Chris Humphreys-USA TODAY Sports

During the regular season, a game can end in a tie; the Bengals know that (see: Bengals vs Panthers, 2014).

How do the rules differ for overtime in the postseason compared to the regular season to ensure no game ends in a tie?

Per the NFL website, here are the official rules for overtime in the postseason:

  • If the score is still tied at the end of an overtime period, or if the second team's initial possession has not ended, the teams will play another overtime period. Play will continue regardless of how many overtime periods are needed for a winner to be determined.
  • There will be a two-minute intermission between each overtime period. There will not be a halftime intermission after the second period.
  • Another coin toss will be held before the third overtime period.
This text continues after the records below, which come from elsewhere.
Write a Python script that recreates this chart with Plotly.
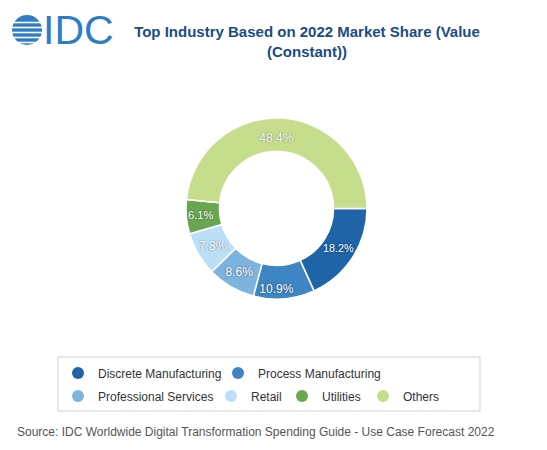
import plotly.graph_objects as go

W, H = 547, 450
OFF = 8  # default page body margin
FW, FH = W - 2 * OFF, H - 2 * OFF

categories = ["Discrete Manufacturing", "Process Manufacturing", "Professional Services",
              "Retail", "Utilities", "Others"]
shares = [18.2, 10.9, 8.6, 7.8, 6.1, 48.4]
colors = ["#1e64a6", "#3d85c3", "#7db3df", "#bcdff8", "#6aa650", "#c6de8c"]

title_text = "Top Industry Based on 2022 Market Share (Value<br>(Constant))"
source_text = "Source: IDC Worldwide Digital Transformation Spending Guide - Use Case Forecast 2022"


def px(x):
    return (x - OFF) / FW


def py(y):
    return 1 - (y - OFF) / FH


fig = go.Figure()

# donut
cx, cy, R = 276.5, 208.5, 90.5
fig.add_trace(go.Pie(
    labels=categories, values=shares, sort=False, direction="clockwise", rotation=90,
    hole=0.63,
    marker=dict(colors=colors, line=dict(color="white", width=1.5)),
    texttemplate="%{percent:.1%}", textposition="inside", insidetextorientation="horizontal",
    insidetextfont=dict(family="Arial", size=12, color="white",
                        shadow="0px 0px 2px rgba(0,0,0,0.55)"),
    domain=dict(x=[px(cx - R), px(cx + R)], y=[py(cy + R), py(cy - R)]),
    showlegend=False, hoverinfo="label+percent",
))

# legend entries with circle markers, each in its own legend for exact placement
legend_pos = [(79, 373), (239, 373), (79, 396), (232, 396), (303, 396), (384, 396)]
layout_legends = {}
for i, (cat, col) in enumerate(zip(categories, colors)):
    name = "legend" if i == 0 else f"legend{i + 1}"
    fig.add_trace(go.Scatter(
        x=[None], y=[None], mode="markers", name=cat,
        marker=dict(color=col, size=12, symbol="circle"),
        legend=name, showlegend=True,
    ))
    lx, ly = legend_pos[i]
    layout_legends[name] = dict(
        x=px(lx - 21), y=py(ly), xanchor="left", yanchor="middle",
        orientation="h", bgcolor="rgba(0,0,0,0)", borderwidth=0,
        font=dict(family="Arial", size=12, color="#333333"),
    )

fig.update_layout(
    width=FW, height=FH,
    margin=dict(l=0, r=0, t=0, b=0),
    paper_bgcolor="white", plot_bgcolor="white",
    xaxis=dict(visible=False), yaxis=dict(visible=False),
    title=dict(text=title_text, x=px(307), xanchor="center", y=py(37), yanchor="middle",
               font=dict(family="Arial", size=15, color="#1b4c82", weight="bold")),
    **layout_legends,
)

# legend frame
fig.add_shape(type="rect", xref="paper", yref="paper",
              x0=px(58), x1=px(480), y0=py(411), y1=py(357),
              line=dict(color="#d0d0d0", width=1), fillcolor="rgba(0,0,0,0)", layer="below")

# IDC logo: striped globe + letters
gx, gy, gr = 27, 30, 15
fig.add_shape(type="circle", xref="paper", yref="paper",
              x0=px(gx - gr), x1=px(gx + gr), y0=py(gy + gr), y1=py(gy - gr),
              fillcolor="#2f7cc6", line=dict(width=0))
for dy in (-10, -5, 0, 5, 10):
    fig.add_shape(type="line", xref="paper", yref="paper",
                  x0=px(gx - gr - 1), x1=px(gx + gr + 1), y0=py(gy + dy + 2.5), y1=py(gy + dy + 2.5),
                  line=dict(color="white", width=1.6))
fig.add_annotation(text="IDC", xref="paper", yref="paper", x=px(41), y=py(30),
                   xanchor="left", yanchor="middle", showarrow=False,
                   font=dict(family="Arial", size=41, color="#2f7cc6"))

fig.add_annotation(text=source_text, xref="paper", yref="paper", x=px(15), y=py(432),
                   xanchor="left", yanchor="middle", showarrow=False,
                   font=dict(family="Arial", size=12, color="#555555"))

fig.write_html("out.html")
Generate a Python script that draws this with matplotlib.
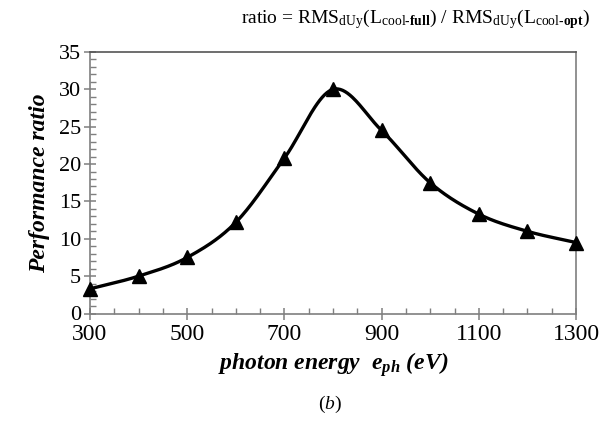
import numpy as np
import matplotlib
matplotlib.use("Agg")
import matplotlib.pyplot as plt
from matplotlib.ticker import MultipleLocator

plt.rcParams['font.family'] = ['Liberation Serif', 'DejaVu Serif']
plt.rcParams['mathtext.fontset'] = 'custom'
plt.rcParams['mathtext.rm'] = 'Liberation Serif'
plt.rcParams['mathtext.it'] = 'Liberation Serif:italic'
plt.rcParams['mathtext.bf'] = 'Liberation Serif:bold'
plt.rcParams['mathtext.bfit'] = 'Liberation Serif:italic:bold'

# data
energy = [300, 400, 500, 600, 700, 800, 900, 1000, 1100, 1200, 1300]
ratio = [3.3, 5.0, 7.5, 12.2, 20.8, 30.0, 24.5, 17.5, 13.3, 11.0, 9.5]
x_ticks = [300, 500, 700, 900, 1100, 1300]
y_ticks = [0, 5, 10, 15, 20, 25, 30, 35]


def catmull_rom(xs, ys, n=40):
    xs = np.asarray(xs, float)
    ys = np.asarray(ys, float)
    px = np.concatenate([[2 * xs[0] - xs[1]], xs, [2 * xs[-1] - xs[-2]]])
    py = np.concatenate([[2 * ys[0] - ys[1]], ys, [2 * ys[-1] - ys[-2]]])
    ox, oy = [], []
    t = np.linspace(0, 1, n, endpoint=False)
    for i in range(1, len(px) - 2):
        for p, o in ((px, ox), (py, oy)):
            p0, p1, p2, p3 = p[i - 1], p[i], p[i + 1], p[i + 2]
            m1 = (p2 - p0) / 2
            m2 = (p3 - p1) / 2
            h00 = 2 * t**3 - 3 * t**2 + 1
            h10 = t**3 - 2 * t**2 + t
            h01 = -2 * t**3 + 3 * t**2
            h11 = t**3 - t**2
            o.extend(h00 * p1 + h10 * m1 + h01 * p2 + h11 * m2)
    ox.append(xs[-1])
    oy.append(ys[-1])
    return np.array(ox), np.array(oy)


fig = plt.figure(figsize=(6.03, 4.29), dpi=100)
ax = fig.add_axes([90 / 603, (429 - 313.5) / 429, (576 - 90) / 603, (313.5 - 52) / 429])

sx, sy = catmull_rom(energy, ratio)
ax.plot(sx, sy, color='black', lw=2.4, solid_capstyle='round', clip_on=False, zorder=3)
ax.plot(energy, ratio, linestyle='none', marker='^', color='black', ms=9.5, clip_on=False, zorder=4)

ax.set_xlim(300, 1300)
ax.set_ylim(0, 35)
ax.set_xticks(x_ticks)
ax.set_yticks(y_ticks)
ax.xaxis.set_minor_locator(MultipleLocator(50))
ax.yaxis.set_minor_locator(MultipleLocator(1))

spine_col = '#7f7f7f'
for s in ax.spines.values():
    s.set_color(spine_col)
    s.set_linewidth(1.2)
ax.spines['top'].set_color('#555555')

ax.tick_params(axis='both', which='major', direction='inout', length=9, width=1.1,
               color=spine_col, labelsize=16, pad=2)
ax.tick_params(axis='both', which='minor', direction='in', length=4.5, width=1.0,
               color=spine_col)
ax.tick_params(axis='x', which='major', labelsize=17, pad=3)

ax.set_ylabel('Performance ratio', fontsize=17, fontweight='bold', fontstyle='italic', labelpad=6)
ax.set_xlabel(r'photon energy  $\mathbfit{e}_{\mathbfit{ph}}$ (eV)', fontsize=17,
              fontweight='bold', fontstyle='italic', labelpad=4)

fig.text(590 / 603, 1 - 19 / 429,
         r'ratio = RMS$_{\mathrm{dUy}}$(L$_{\mathrm{cool\text{-}}\mathbf{full}}$) / '
         r'RMS$_{\mathrm{dUy}}$(L$_{\mathrm{cool\text{-}}\mathbf{opt}}$)',
         ha='right', va='center', fontsize=14)
fig.text(330 / 603, 1 - 404 / 429, r'($\mathit{b}$)', ha='center', va='center', fontsize=14)

fig.savefig('out.png', dpi=100, facecolor='white')
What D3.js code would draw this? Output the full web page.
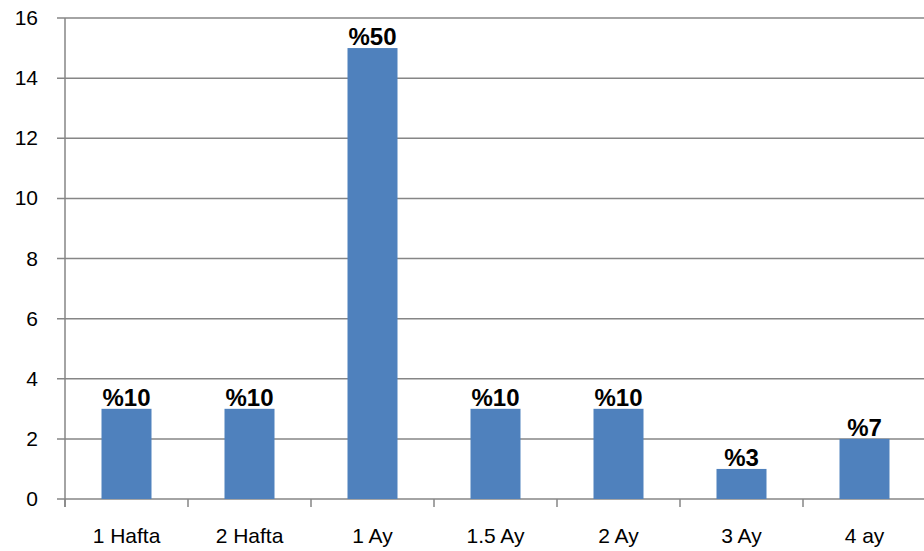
<!DOCTYPE html>
<html>
<head>
<meta charset="utf-8">
<script src="https://cdn.jsdelivr.net/npm/d3@7"></script>
<style>
  body { margin: 0; background: #fff; }
  svg text { font-family: "Liberation Sans", Arial, sans-serif; fill: #000; }
</style>
</head>
<body>
<div id="chart"></div>
<script>
const categories = ["1 Hafta", "2 Hafta", "1 Ay", "1.5 Ay", "2 Ay", "3 Ay", "4 ay"];
const values = [3, 3, 15, 3, 3, 1, 2];
const labels = ["%10", "%10", "%50", "%10", "%10", "%3", "%7"];
const yTicks = [0, 2, 4, 6, 8, 10, 12, 14, 16];

const width = 924, height = 551;
const plotLeft = 65, plotRight = 926, plotTop = 18, plotBottom = 499;

const svg = d3.select("#chart").append("svg")
    .attr("width", width)
    .attr("height", height);

const x = d3.scaleBand().domain(categories).range([plotLeft, plotRight]);
const y = d3.scaleLinear().domain([0, 16]).range([plotBottom, plotTop]);

// gridlines
svg.selectAll(".grid")
    .data(yTicks)
    .enter()
    .append("line")
    .attr("x1", plotLeft - 8)
    .attr("x2", plotRight)
    .attr("y1", d => y(d))
    .attr("y2", d => y(d))
    .attr("stroke", "#868686")
    .attr("stroke-width", 1.5);

// y axis line
svg.append("line")
    .attr("x1", plotLeft).attr("x2", plotLeft)
    .attr("y1", plotTop).attr("y2", plotBottom + 8)
    .attr("stroke", "#868686")
    .attr("stroke-width", 1.5);

// y labels
svg.selectAll(".ylab")
    .data(yTicks)
    .enter()
    .append("text")
    .attr("x", plotLeft - 27)
    .attr("y", d => y(d) + 7)
    .attr("text-anchor", "end")
    .style("font-size", "21px")
    .text(d => d);

// x ticks between categories
const bounds = categories.map(c => x(c)).concat([plotRight]);
svg.selectAll(".xtick")
    .data(bounds)
    .enter()
    .append("line")
    .attr("x1", d => d).attr("x2", d => d)
    .attr("y1", plotBottom).attr("y2", plotBottom + 8)
    .attr("stroke", "#868686")
    .attr("stroke-width", 1.5);

// x labels
svg.selectAll(".xlab")
    .data(categories)
    .enter()
    .append("text")
    .attr("x", d => x(d) + x.bandwidth() / 2)
    .attr("y", 543)
    .attr("text-anchor", "middle")
    .style("font-size", "21px")
    .text(d => d);

// bars
const barW = 50;
svg.selectAll(".bar")
    .data(values)
    .enter()
    .append("rect")
    .attr("x", (d, i) => x(categories[i]) + x.bandwidth() / 2 - barW / 2)
    .attr("y", d => y(d))
    .attr("width", barW)
    .attr("height", d => y(0) - y(d))
    .attr("fill", "#4f81bd");

// data labels
svg.selectAll(".dlab")
    .data(values)
    .enter()
    .append("text")
    .attr("x", (d, i) => x(categories[i]) + x.bandwidth() / 2)
    .attr("y", d => y(d) - 3)
    .attr("text-anchor", "middle")
    .style("font-size", "24px")
    .style("font-weight", "bold")
    .text((d, i) => labels[i]);
</script>
</body>
</html>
The captain who lost the first overtime coin toss will either choose to possess the ball or select which goal his team will defend, unless the team that won the coin toss deferred that choice.
  • Each team gets three timeouts during a half.
  • The same timing rules that apply at the end of the second and fourth regulation periods also apply at the end of a second or fourth overtime period.
  • If there is still no winner at the end of a fourth overtime period, there will be another coin toss, and play will continue until a winner is declared.

Essentially, play will continue with additional overtimes until a winner is deemed. The rules for overtime remain the same for how scoring works with the first team to score a touchdown winning the game.